Drawing from three decades of legal documents compiled by prisoners, Robert T. Chase narrates the struggle to change prison from within. Prisoners forged an alliance with the NAACP to contest the constitutionality of Texas prisons. Behind bars, a prisoner coalition of Chicano Movement and Black Power organizations publicized their deplorable conditions as “slaves of the state” and initiated a prison-made civil rights revolution and labor protest movement. These insurgents won epochal legal victories that declared conditions in many southern prisons to be cruel and unusual--but their movement was overwhelmed by the increasing militarization of the prison system and empowerment of white supremacist gangs that, together, declared war on prison organizers.
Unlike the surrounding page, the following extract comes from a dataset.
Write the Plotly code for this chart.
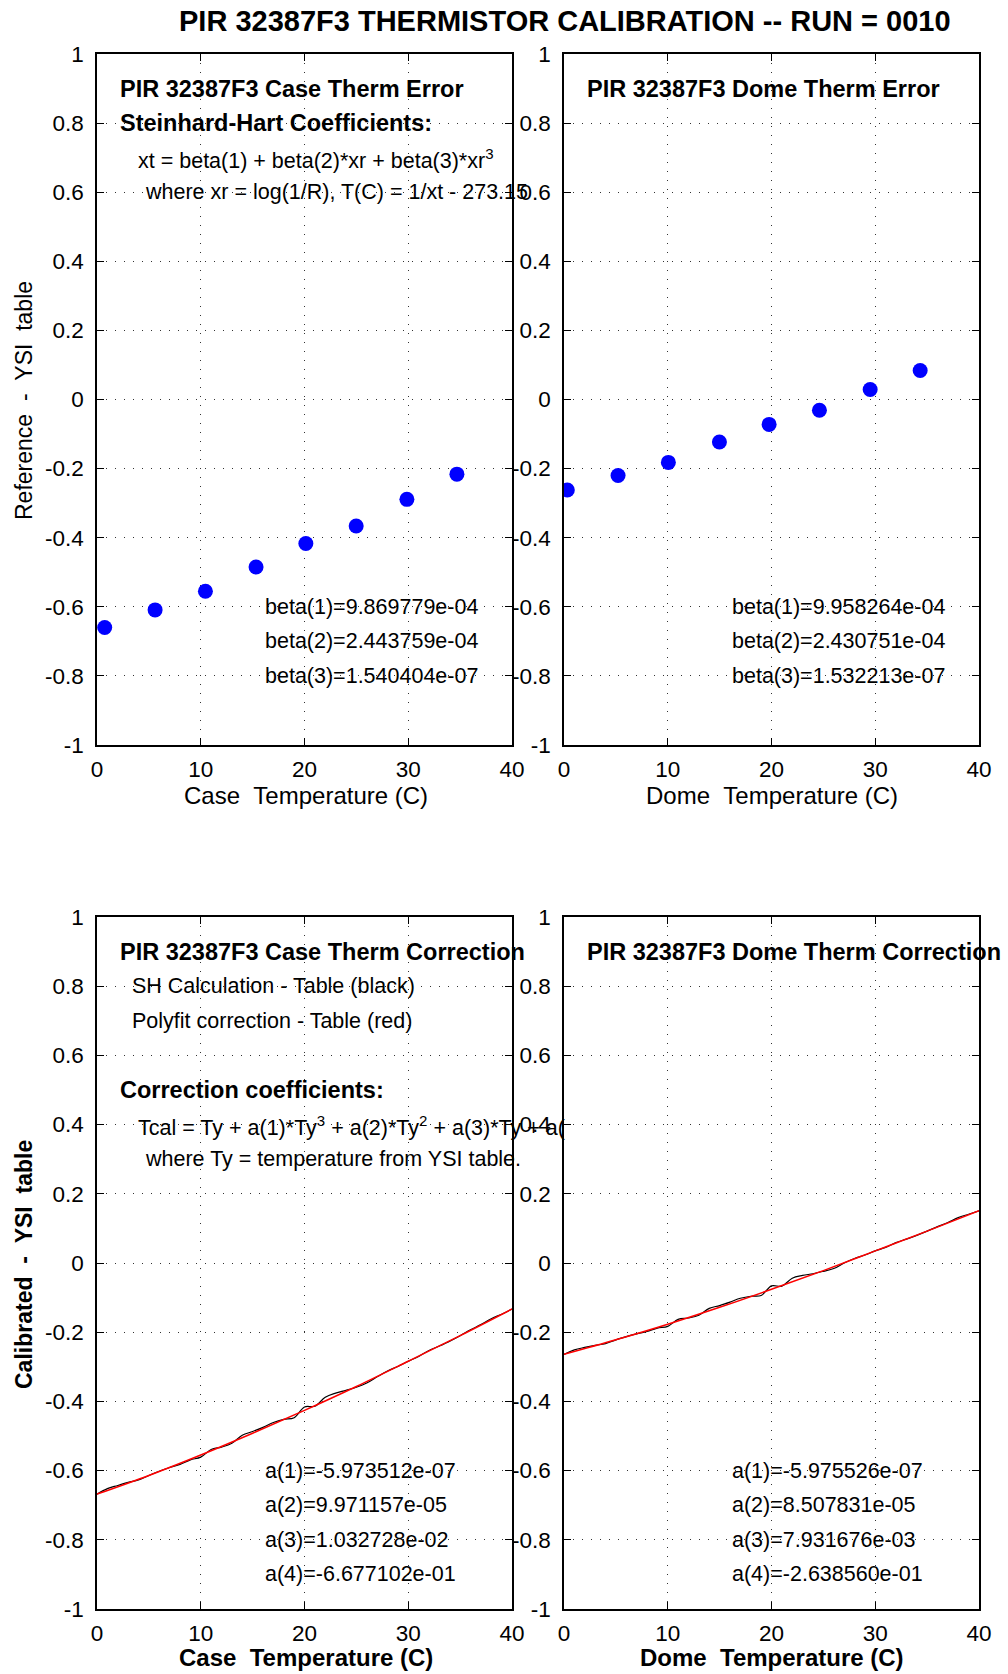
import plotly.graph_objects as go

# ---------------- data ----------------
main_title = "PIR 32387F3 THERMISTOR CALIBRATION -- RUN = 0010"

# Top panels: reference - YSI table error points
case_err_T = [0.74, 5.6, 10.45, 15.33, 20.13, 24.98, 29.87, 34.69]
case_err = [-0.660, -0.609, -0.555, -0.485, -0.417, -0.366, -0.289, -0.216]
dome_err_T = [0.32, 5.21, 10.06, 14.98, 19.77, 24.62, 29.51, 34.33]
dome_err = [-0.262, -0.220, -0.182, -0.123, -0.072, -0.031, 0.029, 0.084]

# Bottom panels: polyfit correction (red)
fit_T = [0, 5, 10, 15, 20, 25, 30, 35, 40]
case_fit = [-0.668, -0.614, -0.555, -0.492, -0.426, -0.357, -0.284, -0.210, -0.133]
dome_fit = [-0.264, -0.222, -0.177, -0.128, -0.076, -0.022, 0.035, 0.092, 0.151]

# Bottom panels: SH calculation - table (black)
sh_T = [0, 1, 2, 3, 4, 5, 6, 7, 8, 9, 10, 11, 12, 13, 14, 15, 16, 17, 18, 19, 20,
        21, 22, 23, 24, 25, 26, 27, 28, 29, 30, 31, 32, 33, 34, 35, 36, 37, 38, 39, 40]
case_sh = [-0.668, -0.652, -0.643, -0.634, -0.627, -0.614, -0.602, -0.591, -0.582, -0.569,
           -0.561, -0.539, -0.532, -0.521, -0.498, -0.487, -0.475, -0.461, -0.452, -0.447,
           -0.416, -0.414, -0.388, -0.376, -0.368, -0.359, -0.347, -0.329, -0.312, -0.299,
           -0.284, -0.270, -0.253, -0.240, -0.226, -0.210, -0.193, -0.178, -0.161, -0.148,
           -0.133]
dome_sh = [-0.264, -0.251, -0.244, -0.238, -0.233, -0.222, -0.213, -0.205, -0.198, -0.188,
           -0.183, -0.163, -0.159, -0.151, -0.131, -0.123, -0.113, -0.102, -0.096, -0.094,
           -0.066, -0.067, -0.044, -0.036, -0.031, -0.024, -0.016, 0.000, 0.013, 0.023,
           0.035, 0.045, 0.059, 0.069, 0.080, 0.092, 0.105, 0.117, 0.131, 0.141,
           0.151]

# ticks
x_tickvals = [0, 10, 20, 30, 40]
x_ticktext = ["0", "10", "20", "30", "40"]
y_tickvals = [1, 0.8, 0.6, 0.4, 0.2, 0, -0.2, -0.4, -0.6, -0.8, -1]
y_ticktext = ["1", "0.8", "0.6", "0.4", "0.2", "0", "-0.2", "-0.4", "-0.6", "-0.8", "-1"]

# annotation texts
case_beta = ["beta(1)=9.869779e-04", "beta(2)=2.443759e-04", "beta(3)=1.540404e-07"]
dome_beta = ["beta(1)=9.958264e-04", "beta(2)=2.430751e-04", "beta(3)=1.532213e-07"]
case_a = ["a(1)=-5.973512e-07", "a(2)=9.971157e-05", "a(3)=1.032728e-02", "a(4)=-6.677102e-01"]
dome_a = ["a(1)=-5.975526e-07", "a(2)=8.507831e-05", "a(3)=7.931676e-03", "a(4)=-2.638560e-01"]

# ---------------- figure ----------------
W, H = 1008, 1674
FONT = "Liberation Sans, Arial, Helvetica, sans-serif"
REG = 21.5
BOLD = 23.5

fig = go.Figure()

def xdom(l, r):
    return [l / W, r / W]

def ydom(t, b):
    return [(H - b) / H, (H - t) / H]

panels = {
    1: (xdom(97, 512), ydom(54, 745)),
    2: (xdom(564, 979), ydom(54, 745)),
    3: (xdom(97, 512), ydom(917, 1609)),
    4: (xdom(564, 979), ydom(917, 1609)),
}

axis_common = dict(
    showline=True, linecolor="black", linewidth=1.5, mirror="ticks",
    ticks="inside", ticklen=7, tickcolor="black", tickwidth=1,
    showgrid=True, gridcolor="#333333", gridwidth=1, griddash="1px,8px",
    zeroline=False, automargin=False,
    tickfont=dict(family=FONT, size=22.5, color="black"),
)

layout = {}
for i, (xd, yd) in panels.items():
    xs = "xaxis" if i == 1 else f"xaxis{i}"
    ys = "yaxis" if i == 1 else f"yaxis{i}"
    layout[xs] = dict(axis_common, domain=xd, anchor=("y" if i == 1 else f"y{i}"),
                      range=[0, 40], tickvals=x_tickvals, ticktext=x_ticktext,
                      ticklabelstandoff=3)
    layout[ys] = dict(axis_common, domain=yd, anchor=("x" if i == 1 else f"x{i}"),
                      range=[-1, 1], tickvals=y_tickvals, ticktext=y_ticktext,
                      ticklabelstandoff=7)

# traces
fig.add_trace(go.Scatter(x=case_err_T, y=case_err, mode="markers",
                         marker=dict(color="#0000ff", size=15), xaxis="x", yaxis="y"))
fig.add_trace(go.Scatter(x=dome_err_T, y=dome_err, mode="markers",
                         marker=dict(color="#0000ff", size=15), xaxis="x2", yaxis="y2"))
fig.add_trace(go.Scatter(x=sh_T, y=case_sh, mode="lines",
                         line=dict(color="black", width=1.2, shape="spline", smoothing=1),
                         xaxis="x3", yaxis="y3"))
fig.add_trace(go.Scatter(x=fit_T, y=case_fit, mode="lines",
                         line=dict(color="#ff0000", width=1.5, shape="spline"),
                         xaxis="x3", yaxis="y3"))
fig.add_trace(go.Scatter(x=sh_T, y=dome_sh, mode="lines",
                         line=dict(color="black", width=1.2, shape="spline", smoothing=1),
                         xaxis="x4", yaxis="y4"))
fig.add_trace(go.Scatter(x=fit_T, y=dome_fit, mode="lines",
                         line=dict(color="#ff0000", width=1.5, shape="spline"),
                         xaxis="x4", yaxis="y4"))

ann = []

def txt(text, x, y, xr, yr, size=REG, bold=False, **kw):
    t = f"<b>{text}</b>" if bold else text
    d = dict(text=t, x=x, y=y, xref=xr, yref=yr, showarrow=False,
             xanchor="left", yanchor="middle",
             font=dict(family=FONT, size=size, color="black"))
    d.update(kw)
    ann.append(d)

# main title
txt(main_title, 565 / W, (H - 21) / H, "paper", "paper", size=29, bold=True, xanchor="center")

# top-left
txt("PIR 32387F3 Case Therm Error", 2.0, 0.90, "x", "y", size=BOLD, bold=True)
txt("Steinhard-Hart Coefficients:", 2.0, 0.80, "x", "y", size=BOLD, bold=True)
txt("xt = beta(1) + beta(2)*xr + beta(3)*xr<sup>3</sup>", 3.8, 0.695, "x", "y")
txt("where xr = log(1/R), T(C) = 1/xt - 273.15", 4.4, 0.60, "x", "y")
for k, s in enumerate(case_beta):
    txt(s, 16.0, -0.60 - 0.10 * k, "x", "y")

# top-right
txt("PIR 32387F3 Dome Therm Error", 2.0, 0.90, "x2", "y2", size=BOLD, bold=True)
for k, s in enumerate(dome_beta):
    txt(s, 16.0, -0.60 - 0.10 * k, "x2", "y2")

# bottom-left
txt("PIR 32387F3 Case Therm Correction", 2.0, 0.90, "x3", "y3", size=BOLD, bold=True)
txt("SH Calculation - Table (black)", 3.2, 0.80, "x3", "y3")
txt("Polyfit correction - Table (red)", 3.2, 0.70, "x3", "y3")
txt("Correction coefficients:", 2.0, 0.50, "x3", "y3", size=BOLD, bold=True)
txt("Tcal = Ty + a(1)*Ty<sup>3</sup> + a(2)*Ty<sup>2</sup> + a(3)*Ty + a(", 3.8, 0.395, "x3", "y3")
txt("where Ty = temperature from YSI table.", 4.4, 0.30, "x3", "y3")
for k, s in enumerate(case_a):
    txt(s, 16.0, -0.60 - 0.10 * k, "x3", "y3")

# bottom-right
txt("PIR 32387F3 Dome Therm Correction", 2.0, 0.90, "x4", "y4", size=BOLD, bold=True)
for k, s in enumerate(dome_a):
    txt(s, 16.0, -0.60 - 0.10 * k, "x4", "y4")

# axis labels
NB = "\u00a0"
txt(f"Case{NB}{NB}Temperature (C)", 306 / W, (H - 795) / H, "paper", "paper", size=24, xanchor="center")
txt(f"Dome{NB}{NB}Temperature (C)", 772 / W, (H - 795) / H, "paper", "paper", size=24, xanchor="center")
txt(f"Case{NB}{NB}Temperature (C)", 306 / W, (H - 1657) / H, "paper", "paper", size=24, bold=True, xanchor="center")
txt(f"Dome{NB}{NB}Temperature (C)", 772 / W, (H - 1657) / H, "paper", "paper", size=24, bold=True, xanchor="center")
txt(f"Reference{NB}{NB}-{NB}{NB}YSI{NB}{NB}table", 24 / W, (H - 401) / H, "paper", "paper",
    size=23, xanchor="center", textangle=-90)
txt(f"Calibrated{NB}{NB}-{NB}{NB}YSI{NB}{NB}table", 24 / W, (H - 1265) / H, "paper", "paper",
    size=23, bold=True, xanchor="center", textangle=-90)

fig.update_layout(
    width=W, height=H,
    margin=dict(l=0, r=0, t=0, b=0, pad=0, autoexpand=False),
    paper_bgcolor="white", plot_bgcolor="white",
    showlegend=False,
    font=dict(family=FONT, color="black"),
    annotations=ann,
    **layout,
)

fig.write_html(
    "out.html",
    config={"displayModeBar": False},
    post_script="document.body.style.margin='0px';document.body.style.padding='0px';"
                "document.body.style.overflow='hidden';",
)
Told from the vantage point of the prisoners themselves, this book weaves together untold but devastatingly important truths from the histories of labor, civil rights, and politics in the United States as it narrates the transition from prison plantations of the past to the mass incarceration of today.

Robert T. Chase is associate professor of history at Stony Brook University.

Kenneth Nealy is Legislative Director for the office of Representative Eddie Bernice Johnson.

Charlie Sullivan is founder and director of Citizens United for the Rehabilitation of Errants (CURE) National.

Mary Ellen Curtain is associate professor in the Department of American Studies at American University. She is the author of Black Prisoners and Their World: Alabama, 1865-1900.